Beitrag von Ackerwinde »

Hallo, ich kann dich sehr gut verstehen. Bei meinem mittleren wurde erst mit 4 festgestellt, das er schwerhörig ist und bei meinem Großen mit 7 Jahren. Ich war erst mal sprachlos, da der Arzt es mir voll vor dem Latz geknallt hat. Aber ich kann dich beruhigen, es wird besser. Man wächst da rein. Und wie schon geschrieben wurde, kommen die Kinder wirklich gut damit klar. ( Meistens besser als die Eltern). Die Hörgeräte sind mittlerweile auch wirklich gut, auch bei hochgradig Schwerhörigen.

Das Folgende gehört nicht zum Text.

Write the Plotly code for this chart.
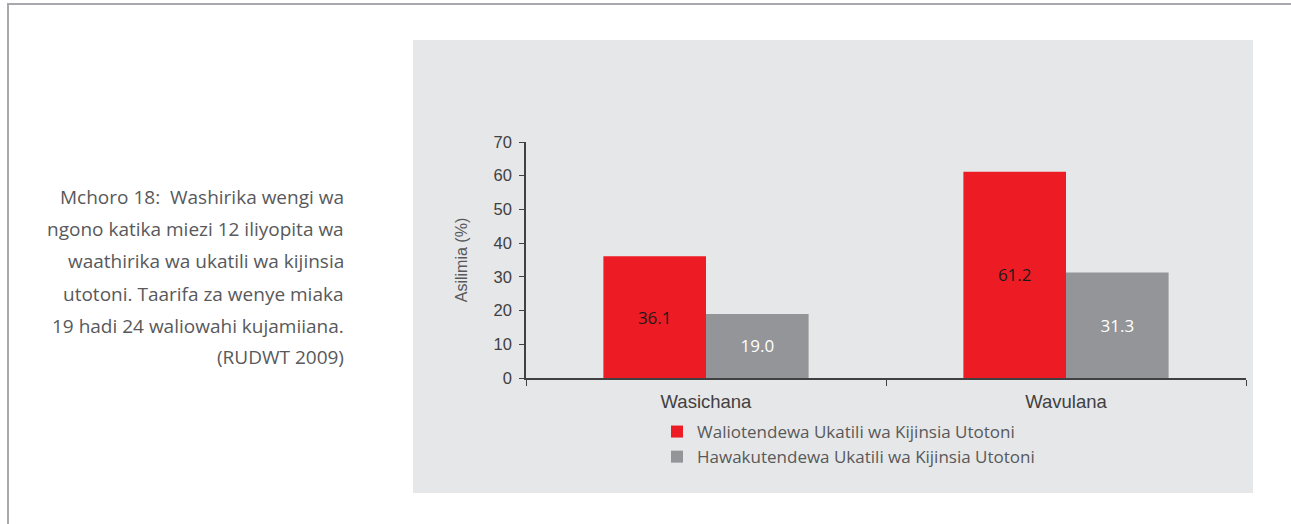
import plotly.graph_objects as go

groups = ['Wasichana', 'Wavulana']
abused = [36.1, 61.2]
not_abused = [19.0, 31.3]
series_names = ['Waliotendewa Ukatili wa Kijinsia Utotoni',
                'Hawakutendewa Ukatili wa Kijinsia Utotoni']
caption_lines = ['Mchoro 18:  Washirika wengi wa',
                 'ngono katika miezi 12 iliyopita wa',
                 'waathirika wa ukatili wa kijinsia',
                 'utotoni. Taarifa za wenye miaka',
                 '19 hadi 24 waliowahi kujamiiana.',
                 '(RUDWT 2009)']

W, H = 1291, 524
L, R, T, B = 526, 1246, 142, 378   # plot area in pixels

def px(x):
    return (x - L) / (R - L)

def py(y):
    return (B - y) / (B - T)

font = 'Open Sans, DejaVu Sans, sans-serif'
axfont = 'Liberation Sans, Arial, sans-serif'
dark = '#414042'
mid = '#58595b'

fig = go.Figure()
fig.add_trace(go.Bar(
    name=series_names[0], x=groups, y=abused,
    marker=dict(color='#ed1c24', line=dict(width=0)),
    text=[f'{v:.1f}' for v in abused], textposition='inside',
    insidetextanchor='middle', textangle=0,
    textfont=dict(color='#1a1a1a', size=17, family=font)))
fig.add_trace(go.Bar(
    name=series_names[1], x=groups, y=not_abused,
    marker=dict(color='#939598', line=dict(width=0)),
    text=[f'{v:.1f}' for v in not_abused], textposition='inside',
    insidetextanchor='middle', textangle=0,
    textfont=dict(color='#ffffff', size=17, family=font)))

shapes = [
    # outer frame
    dict(type='rect', xref='paper', yref='paper', layer='below',
         x0=px(8), x1=px(1300), y0=py(4), y1=py(540),
         line=dict(color='#a7a9ac', width=2), fillcolor='white'),
    # grey panel
    dict(type='rect', xref='paper', yref='paper', layer='below',
         x0=px(413), x1=px(1253), y0=py(40), y1=py(493),
         line=dict(width=0), fillcolor='#e6e7e8'),
]

annotations = []
line_y = [197, 229, 261, 294, 326, 357]
for txt, yy in zip(caption_lines, line_y):
    annotations.append(dict(
        text=txt, xref='paper', yref='paper', x=px(346), y=py(yy),
        xanchor='right', yanchor='middle', showarrow=False,
        font=dict(size=19, color=mid, family=font)))

fig.update_layout(
    width=W, height=H,
    margin=dict(l=L, r=W - R, t=T, b=H - B),
    paper_bgcolor='white', plot_bgcolor='rgba(0,0,0,0)',
    barmode='group', bargap=0.43, bargroupgap=0,
    shapes=shapes, annotations=annotations,
    font=dict(family=font, color=dark),
    legend=dict(x=px(657), y=py(414), xanchor='left', yanchor='top',
                bgcolor='rgba(0,0,0,0)', tracegroupgap=0,
                font=dict(size=17, color=mid, family=font)),
    showlegend=True,
)
fig.update_xaxes(showline=True, linecolor=dark, linewidth=1.5,
                 ticks='outside', tickson='boundaries', ticklen=6,
                 tickcolor=dark, ticklabelstandoff=6,
                 tickfont=dict(size=18.5, color=dark, family=axfont),
                 showgrid=False, zeroline=False)
fig.update_yaxes(range=[0, 70], dtick=10, showline=True, linecolor=dark,
                 linewidth=1.5, ticks='outside', ticklen=5, tickcolor=dark,
                 ticklabelstandoff=4,
                 tickfont=dict(size=16.5, color=dark, family=axfont),
                 showgrid=False, zeroline=False,
                 title=dict(text='Asilimia (%)',
                            font=dict(size=16, color=mid, family=axfont),
                            standoff=22))

fig.write_html("out.html", config={'displayModeBar': False},
               post_script="document.body.style.margin='0';")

Ich hatte anfangs Bedenken, werden sie gehänselt oder im Kiga\ Schule ausgegrenzt? Aber die anderen Kinder waren sehr neugierig und wollten alles über die Höries wissen. Meine Jungs sind überall voll integriert, sei es im Sportverein oder Schule.
Zu deiner Frage wegen der Gebärdensprache. Ich denke es ist schon Sinnvoll sie zu lernen. Grade in Situationen, wo die Kinder ihre Hörgeräte nicht tragen können oder es sehr laut ist, hilft es ungemein sich auf diese Weise zu verständigen.